Similar to Windows 8 and doing away with all physical buttons, the Ubuntu tablet OS relies on gestures from the edges of the screen to navigate around the user interface.
The UI is similar to the smartphone software shown off at CES in January, with a universal hub for search, apps and content, while the notification centre is accessible by sideways swipes, giving you quick access to settings, email, tweets and other notifications.
Canonical's dream of one device for all your needs is alive and well, and the tablet OS - running on an ARM chip - enables "true device convergence", which means if you plug an Ubuntu tablet into a television, you'll have access to either PC or TV Ubuntu interfaces and apps.

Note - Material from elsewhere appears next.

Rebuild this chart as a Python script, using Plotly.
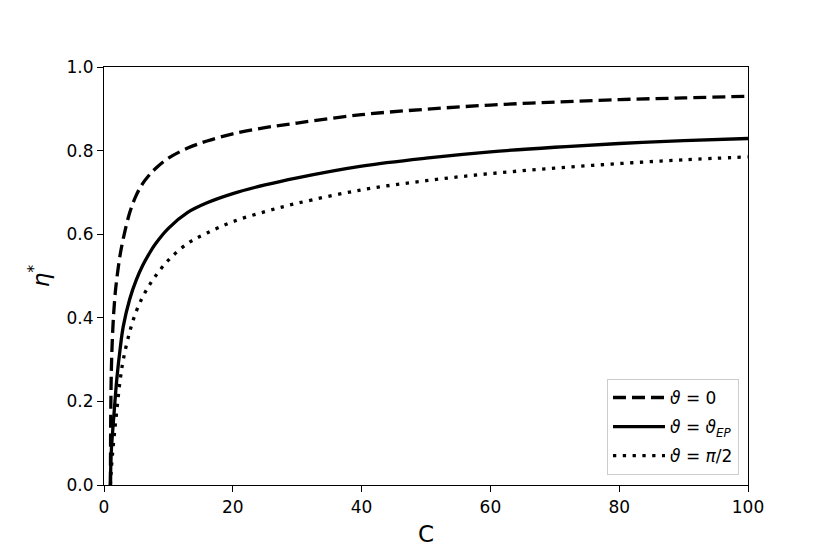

Similar to how Windows 8 and RT can show two apps on screen at once, Ubuntu's tablet OS features 'Side Stage', which lets you run phone apps in a side windows alongside tablet programmes.
A welcome feature offered by the Ubuntu tablet OS is multiple user account and guest login, something we think iOS and Android tablets should have had for ages, and a feature we were pleased to see on the Nook HD by Barnes & Noble.
Although sharing the timing of its tablet OS announcement with HTC, spawning rumours that a Ubuntu-running HTC tablet would be announced along with the One smartphone, Canonical has remained quiet on hardware partners.
However, the company has revealed that its new OS is designed to work on tablets ranging from six to 20in, with an A15 processor, 2GB of RAM and a minimum of 8GB of internal storage.
Although Canonical hasn't announced any hardware partners yet, it has said that a developer preview of the tablet OS will be available for Google's Nexus 7 and Nexus 10 tablets, adding to the Nexus 4 and Galaxy Nexus phones, which are already listed as Ubuntu developer devices.
Ubuntu OS for tablets will be available to download from the company's developer site from 21 February, and we expect to hear more at Mobile World Congress in Barcelona, which IBTimes UK will be attending from 25 February.